The three-storey building houses the Institute for Computational Cosmology, the Centre for Extragalactic Astronomy, and the Centre for Advanced Instrumentation, and was funded by the Peter Ogden Trust, a philanthropic organisation founded by Durham alumnus and businessman Peter Ogden.
It stands on the unglamorous site of a former car park south of the city centre, next to the school’s Department of Physics, in the middle of Lower Mountjoy, an area of the university established in the postwar era where its first science faculties were constructed in the 1950s.
The larch-clad facility was conceived as a series of continuous, stacked and interlock- ing forms and is instantly recognisable as the work of Libeskind, whose unflinching architectural style is characterised by angular forms, intersecting planes, and the frequent use of diagonally-sliced windows.
The Polish-American architect is the brains behind some of the most provocative and distinctive buildings in the world, including the Jewish Museum Berlin, completed in 1999, the Imperial War Museum North in Manchester, completed in 2002, and the World Trade Center Master Plan, completed in 2014.

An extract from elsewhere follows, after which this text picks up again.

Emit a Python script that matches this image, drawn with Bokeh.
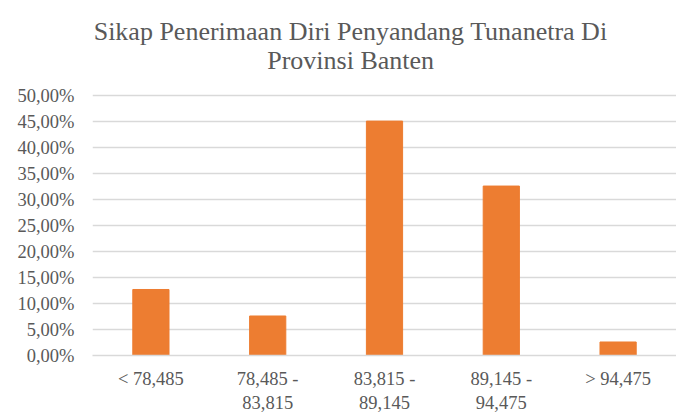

With a gross internal area of just 2,500 m², the centre is much smaller than these cultural landmarks, which raised the stakes in terms of budget and time constraints. Swickerath comments:
“When you are designing a smaller project, trying to achieve some of the geometry can be harder and you have to be extremely conscious of the budget, programme and buildability, compared to, for example, a high rise tower where orders of magnitude are much greater.”
Smart with space
The brief required the inclusion of some 80 offices for professors, lecturers and doctoral students, which given the compact footprint, might have resulted in a very uniform and repetitive spatial layout.

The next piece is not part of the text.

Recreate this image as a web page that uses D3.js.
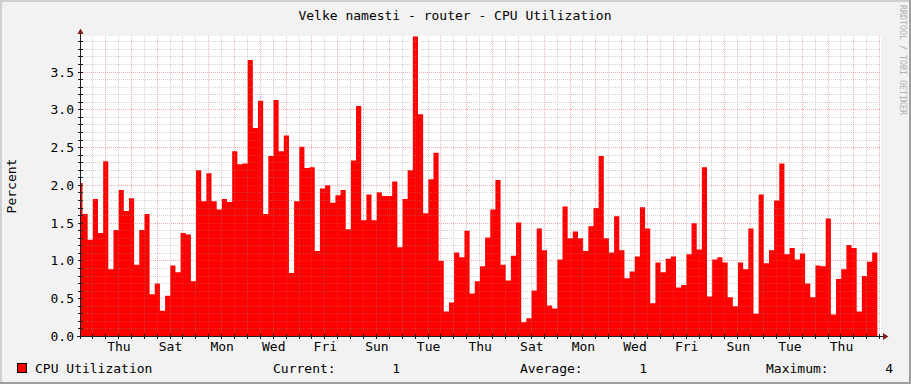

However, the spiral plan made it possible to “break out” the programme and distrib- ute offices along the perimeter, on the ground, first and second floors, to create a variety of room shapes with different orien- tations and external views.
“We had to provide staff and students with the privacy and quiet they need to concentrate on their work, but, simultaneously, we had to make sure it didn’t feel like a sterile office building that can feel relent- less, with long corridors etc.” says Swickerath.
The spiral plan offsets floorplates on successive levels to form two voids that run through the centre of the building, covered by a massive central skylight, and a series of external balconies that step back from the facade and a roof terrace. The angled facades also helped break down the build- ing’s mass to add visual interest.
A key requirement was to engender a sense of connection and community, and the multi-story interior circulation space is configured to provide public gathering spaces where staff and students can break away and chat.
“We had to balance the opposing forces of silence and concentration, on the one hand, and community and collaboration, on the other, because so much of their work is also dependent on sharing ideas.”
Distributing the offices around the perimeter helped boost levels of natural light and ventilation, glazed doors and screens further transmit light into the interior and the central atrium.
Libeskind’s architecture has received criticism in the past for failing to respond to the local context, but here the rich historic vernacular of Durham was key inspiration. The canted curtain walls on the north and south elevations provide spectacular views of the city and Durham Cathedral, one of the finest examples of Norman architecture in Europe. Libeskind spun a Fibonacci spiral from the central tower of the Cathedral back to the site as part of efforts to root the building within the landscape.
The immediate surroundings include important 20th century buildings, including the listed Kingsgate Bridge, a concrete footbridge across the Wear gorge designed by Ove Arup, and Dunelm House, a brutal- ist student union building by Richard Raine of Architects Co-Partnership.
“We really tried to give the Ogden Centre a presence, to counter the fact it is on the site of a former car park on the road out of town, as well as to connect it to the other buildings,” says Swickerath.
Sensitive material choice
The dynamic facade is clad in a ventilated timber rain screen, which is punched through on the flanks with linear bands of operable double glazed strip windows and a series of wedge-shaped outdoor terraces. The responsibly-sourced Scottish larch was supplied and installed by North Yorkshire- based Woodtech Joinery.
The timber is intended to create a warm, welcoming, non-institutional environment for professors, scientists and specialists who will spend such long periods of time inside.
The cladding will silver in colour over time, and in doing so, merge deeper into the landscape, while retaining its texture and material qualities. Other wood finishes, including oak floors, are employed in the interiors, and form part of a natural palette of exposed grey concrete columns and ceilings and frosted glass partitions.
Swickerath describes the reinforced frame as a “pretty straightforward” arrangement of slabs and columns, most of which are vertical, a few sloping.
“As a practice, we always try to balance the excitement of architectural expression with the realities of budgets and construction,” she says.
Bold environmental vision
The specification of timber and concrete forms part of an ambitious environmental strategy for the centre, which is certified BREEAM ‘Excellent’ and targets net zero energy consumption.
Renewable energy is drawn from a ground-source heat pump and a rooftop photovoltaic array. The thermal mass of the exposed concrete ceilings and structural frame are harnessed to reduce heating and cooling requirements.
The building includes rainwater harvest- ing, LED lighting, bicycle commuting infrastructure, and extensive recyclable and locally-sourced materials. “A lot of energy was spent trying to reduce energy,” quips Swickerath.
From the client side, the Ogden Centre project was masterminded by Professor Frenk, who from the outset took an active role in the design process. This is not a new preoccupation for the Mexican-American scientist, who persuaded the University to build the original Ogden Centre
for Fundamental Physics which opened in 2002.
“Carlos is one of the most spectacular people – every time I speak to him I get inspired about the universe we live in. As an architect you get to work with all kinds of specialists in different fields; this was a particularly inspiring group of people because they deal with the big questions.”
Frenk has compared the design of the Centre to the mathematical work carried out by space scientists who will walk its corridors, specifically the use of geometric lines and shapes, and the focus on light, including the skylight that can be used to study the cosmos. Time will tell if this inspirational work environment helps them delve even deeper into the mysteries of the Universe.